Cette nouvelle «modération», qu’elle soit réelle ou factice, se heurte toutefois aux développements régionaux. Ainsi, l’entrée en guerre de la Russie pourrait mener – dans le cas où elle échoue à pousser rapidement les belligérants à des négociations – à un durcissement des positions des groupes salafistes moujahid et contribuer à la création d’une nouvelle coalition entre mouvances plus modérées et d’autres plus radicales. La chaîne de télévision al-Mayadeen aurait signalé, lundi 9 novembre,  l’arrivée d’un membre d’al-Qaïda (libéré récemment par l’Iran) Saïf el-Adel, qui chercherait à opérer un rapprochement entre l’EI et le Front al-Nosra.

Mona Alami

Qui a fondé Ahrar el-Cham?
Ahrar el-Cham a été marqué par plusieurs personnalités importantes, comme Abou Khaled el-Souri, aussi connu sous le nom d’Abou Omeir el-Chami, l’un des cofondateurs de la mouvance et un proche du chef d’al-Qaïda, Ayman el-Zawahiri. Hassan Abboud, un autre fondateur d’Ahrar el-Cham, était son commandant et le chef de son bureau politique avant d’être assassiné dans un attentat à Idlib. Le groupe est actuellement dirigé par Abou Yehya el-Hamawi (el-Ghab).
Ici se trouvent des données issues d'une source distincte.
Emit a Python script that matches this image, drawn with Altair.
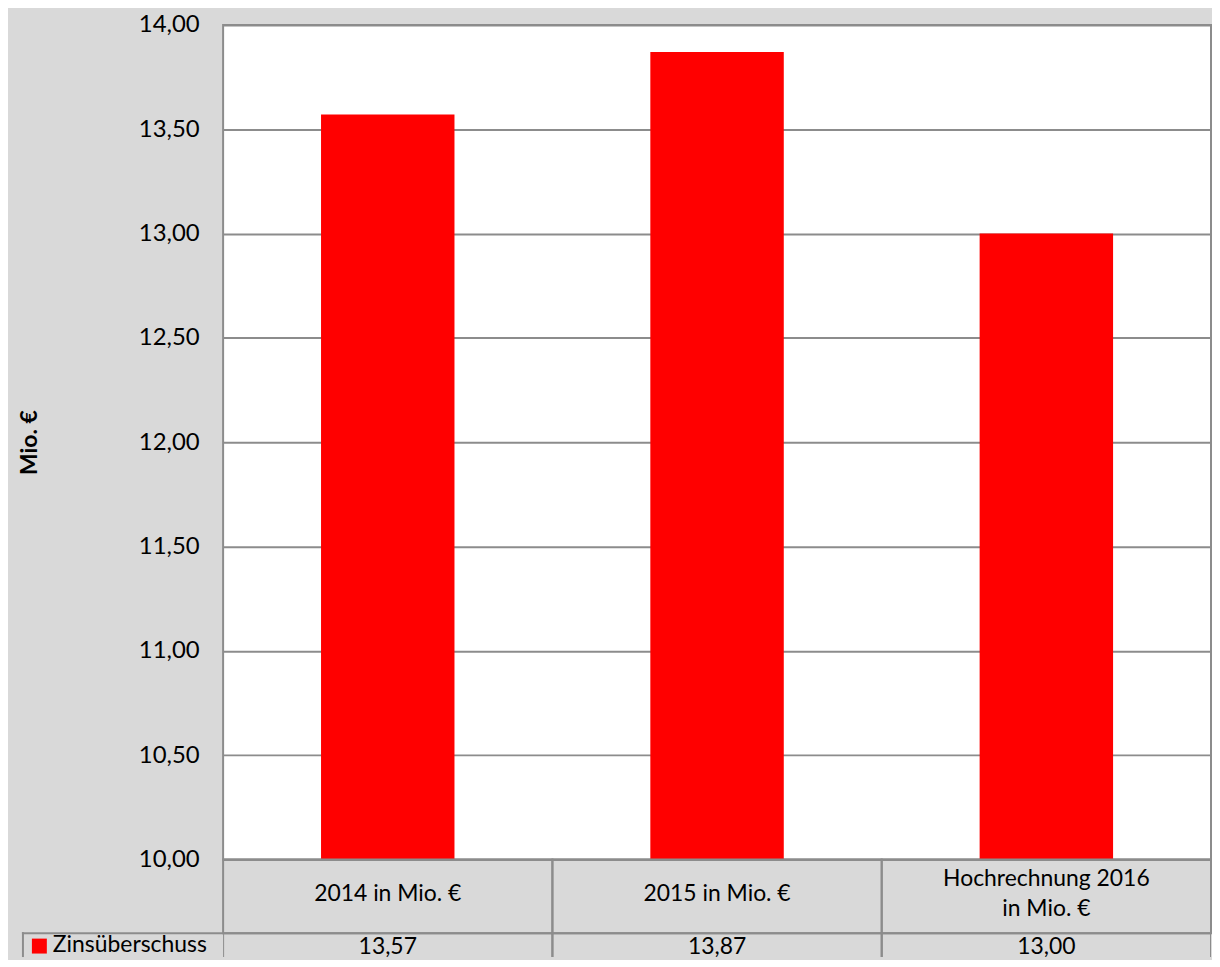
import altair as alt
import pandas as pd

categories = ["2014 in Mio. €", "2015 in Mio. €", "Hochrechnung 2016\nin Mio. €"]
values = [13.57, 13.87, 13.00]
series_name = ["Zinsüberschuss"]
y_ticks = [10.0, 10.5, 11.0, 11.5, 12.0, 12.5, 13.0, 13.5, 14.0]

df = pd.DataFrame({"cat": categories, "value": values})
leg = pd.DataFrame({"series": series_name})

FONT = "Lato"
GRID = "#8c8c8c"
BG = "#d9d9d9"
fmt = "replace(format(datum.value, '.2f'), '.', ',')"
PW = 992
PH = 838
TH = 98
FS = 23

xscale = alt.Scale(domain=categories, paddingInner=0, paddingOuter=0)
xenc = alt.X("cat:N", scale=xscale, axis=None, sort=categories)

bars = alt.Chart(df).mark_bar(color="#ff0000", size=134, clip=True).encode(
    x=xenc,
    y=alt.Y(
        "value:Q",
        scale=alt.Scale(domain=[10, 14], nice=False, zero=False),
        axis=alt.Axis(
            values=y_ticks, labelExpr=fmt, title="Mio. €",
            grid=True, gridColor=GRID, gridWidth=2,
            ticks=False, domain=False,
            labelFont=FONT, labelFontSize=24, labelColor="#000000", labelPadding=24,
            titleFont=FONT, titleFontWeight="bold", titleFontSize=23,
            titleColor="#000000", titleX=-194, titleY=PH / 2,
            titleAlign="center", titleBaseline="middle",
        ),
    ),
    y2=alt.datum(10),
).properties(
    width=PW, height=PH,
    view=alt.ViewBackground(fill="#ffffff", stroke=GRID, strokeWidth=2),
)

base = alt.Chart(df).encode(x=xenc)
head_cells = base.mark_rect(fill="transparent", stroke=GRID, strokeWidth=2).encode(
    y=alt.value(0), y2=alt.value(74)
)
head_text1 = base.transform_filter("indexof(datum.cat, '\\n') < 0").mark_text(
    font=FONT, fontSize=FS, color="#000000", baseline="middle"
).encode(y=alt.value(35), text="cat:N")
head_text2 = base.transform_filter("indexof(datum.cat, '\\n') >= 0").mark_text(
    font=FONT, fontSize=FS, color="#000000", lineBreak="\n", lineHeight=30, baseline="middle"
).encode(y=alt.value(20), text="cat:N")
val_cells = base.mark_rect(fill="transparent", stroke=GRID, strokeWidth=2, clip=True).encode(
    y=alt.value(74), y2=alt.value(TH + 10)
)
val_text = base.transform_calculate(label=fmt).mark_text(
    font=FONT, fontSize=FS, color="#000000", baseline="middle", clip=True
).encode(y=alt.value(88), text="label:N")

legbase = alt.Chart(leg)
leg_left = legbase.mark_rule(color=GRID, strokeWidth=2).encode(
    x=alt.value(-201), y=alt.value(73), y2=alt.value(TH)
)
leg_top = legbase.mark_rule(color=GRID, strokeWidth=2).encode(
    x=alt.value(-202), x2=alt.value(0), y=alt.value(74)
)
leg_sq = legbase.mark_square(color="#ff0000", size=225, opacity=1).encode(
    x=alt.value(-184.5), y=alt.value(87)
)
leg_text = legbase.mark_text(font=FONT, fontSize=FS, color="#000000", align="left",
                             baseline="middle").encode(
    x=alt.value(-171), y=alt.value(86), text="series:N"
)

table = alt.layer(head_cells, head_text1, head_text2, val_cells, val_text,
                  leg_left, leg_top, leg_sq, leg_text).properties(
    width=PW, height=TH,
    view=alt.ViewBackground(fill="transparent", strokeOpacity=0),
)

chart = alt.vconcat(bars, table, spacing=0, bounds="flush").properties(
    background=BG,
    padding={"left": 10, "top": 2, "right": 0, "bottom": 0},
)

chart.save("out.html", embed_options={"renderer": "svg", "actions": False})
Il est financé par le biais des réseaux islamistes dans le Golfe, notamment au Qatar.

Alliances entre radicaux
Près d’un mois après le déploiement russe en Syrie, deux groupes radicaux, Jaych el-Muhajireen wal-Ansar (composé de 1 500 Tchétchènes, Ouzbeks, Tadjiks combattant en Syrie) et le Tawhid wal-Jihad (qui comprend des militants russes) ont fait allégeance au Front al-Nosra. Parallèlement, trois autres groupes jihadistes et salafistes (al-Nosra, Ahrar el-Cham et Ajnad el-Cham) ont formé un commandement militaire commun dans la banlieue de Damas visant à affronter le régime syrien et les forces russes.